# rolling in his own pee!



## locothehuskypup (Nov 22, 2012)

Hi. I have an 8 week old Siberian husky x Akita puppy and when he is playful he often runs onto his doggy mat and rolls round in his own pee. Is this a normal thing for him to do? He gets his needles tomorrow so he well be doing his business outside from then so it won't be a problem anymore, but just wanted to check that it was a normal thing to do. Thank you!


----------



## georgiapeach (Mar 17, 2012)

This is an instinctive behavior. Ancient dogs used to roll in the scent of the animal they were hunting to mask their own scent. This made them, as the hunter, harder to detect to their prey. You dog is displaying a version, albeit a little confused, of this behavior, I think. My westie mix loves to roll in whatever pee scent she can find - I have to keep a close eye on her whenever we go outside, whether it's in my yard or out in public.


----------



## doxiemommy (Dec 18, 2009)

I'm not sure what kind of mat you're using, whether it's one of the disposable puppy pads, or if it's a grass-like patch.

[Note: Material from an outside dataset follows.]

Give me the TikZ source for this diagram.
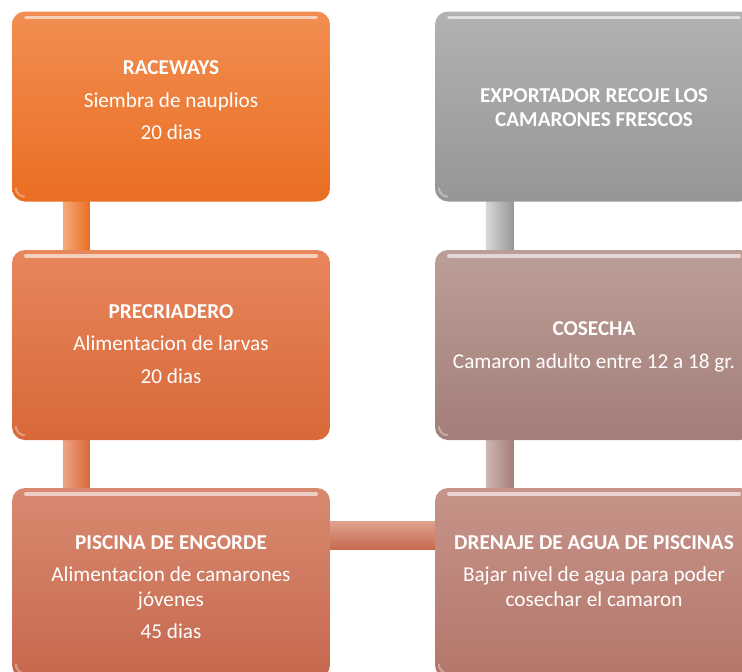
\documentclass[tikz,border=0pt]{standalone}
\usepackage{fontspec}
\setmainfont{Carlito}
\usetikzlibrary{calc,backgrounds}
\definecolor{oTop}{RGB}{242,142,82}
\definecolor{oBot}{RGB}{233,110,34}
\definecolor{gTop}{RGB}{178,178,178}
\definecolor{gBot}{RGB}{150,150,150}
\definecolor{pTop}{RGB}{232,134,92}
\definecolor{pBot}{RGB}{216,104,56}
\definecolor{cTop}{RGB}{188,158,152}
\definecolor{cBot}{RGB}{164,126,120}
\definecolor{eTop}{RGB}{216,138,112}
\definecolor{eBot}{RGB}{198,104,78}
\definecolor{dTop}{RGB}{198,148,138}
\definecolor{dBot}{RGB}{180,118,106}
\tikzset{
  box/.style={minimum width=318pt, minimum height=190pt, inner sep=0pt, rounded corners=13pt},
  txt/.style={text=white, align=center, inner sep=0pt, font=\fontsize{21.2}{24.5}\selectfont},
  gloss/.style={white, opacity=0.6, line width=3.5pt, line cap=round},
}
\begin{document}
\begin{tikzpicture}[x=1pt,y=-1pt]
\useasboundingbox (0,0) rectangle (742,672);
\clip (0,0) rectangle (742,672);
% boxes
\node[box, top color=oTop, bottom color=oBot] (b1) at (171,106.5) {};
\node[box, top color=pTop, bottom color=pBot] (b2) at (171,345) {};
\node[box, top color=eTop, bottom color=eBot] (b3) at (171,583) {};
\node[box, top color=gTop, bottom color=gBot] (r1) at (594,106.5) {};
\node[box, top color=cTop, bottom color=cBot] (r2) at (594,345) {};
\node[box, top color=dTop, bottom color=dBot] (r3) at (594,583) {};
% gloss highlights
\foreach \n in {b1,b2,b3,r1,r2,r3}{
  \draw[gloss] ([xshift=14pt,yshift=-6pt]\n.north west) -- ([xshift=-14pt,yshift=-6pt]\n.north east);
  \draw[white, opacity=0.35, line width=2pt] ([xshift=4pt,yshift=14pt]\n.south west) arc[start angle=180, end angle=270, radius=9pt];
}
% connectors
\begin{scope}[on background layer]
\fill[left color=oTop!75!white, right color=oBot] ([xshift=51pt,yshift=4pt]b1.south west) rectangle ([xshift=78pt,yshift=-4pt]b2.north west);
\fill[left color=pTop!75!white, right color=pBot] ([xshift=51pt,yshift=4pt]b2.south west) rectangle ([xshift=78pt,yshift=-4pt]b3.north west);
\fill[left color=gTop!50!white, right color=gBot] ([xshift=51pt,yshift=4pt]r1.south west) rectangle ([xshift=79pt,yshift=-4pt]r2.north west);
\fill[left color=cTop!75!white, right color=cBot] ([xshift=51pt,yshift=4pt]r2.south west) rectangle ([xshift=79pt,yshift=-4pt]r3.north west);
\fill[top color=eTop!80!white, bottom color=eBot] ($(b3.north east)+(-4,34)$) rectangle ($(r3.north west)+(4,62)$);
\end{scope}
% texts
\node[txt] (t1) at ([yshift=6pt]b1.center) {\textbf{RACEWAYS}\\[8pt]Siembra de nauplios\\[8pt]20 dias};
\node[txt] (t2) at ([yshift=1pt]b2.center) {\textbf{PRECRIADERO}\\[8pt]Alimentacion de larvas\\[8pt]20 dias};
\node[txt] (t3) at ([yshift=-4pt]b3.center) {\textbf{PISCINA DE ENGORDE}\\[8pt]Alimentacion de camarones\\j\'ovenes\\[8pt]45 dias};
\node[txt] (u1) at ([yshift=-1pt]r1.center) {\textbf{EXPORTADOR RECOJE LOS}\\\textbf{CAMARONES FRESCOS}};
\node[txt] (u2) at ([yshift=-2pt]r2.center) {\textbf{COSECHA}\\[8pt]Camaron adulto entre 12 a 18 gr.};
\node[txt] (u3) at ([yshift=12pt]r3.center) {\textbf{DRENAJE DE AGUA DE PISCINAS}\\[8pt]Bajar nivel de agua para poder\\cosechar el camaron};
\end{tikzpicture}
\end{document}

But, lots of puppies like to rip and destroy the disposable puppy pads because they are paper-ish, and similar to tissue or kleenex. Most pups LOVE to tear up paper towels and tissues.  So, if this is the kind you are using, it could just be he has the crazies (extra energy for play) and wants to destroy and play with the mat. They do make holders for the disposable mats, to keep them secure and in one piece!


----------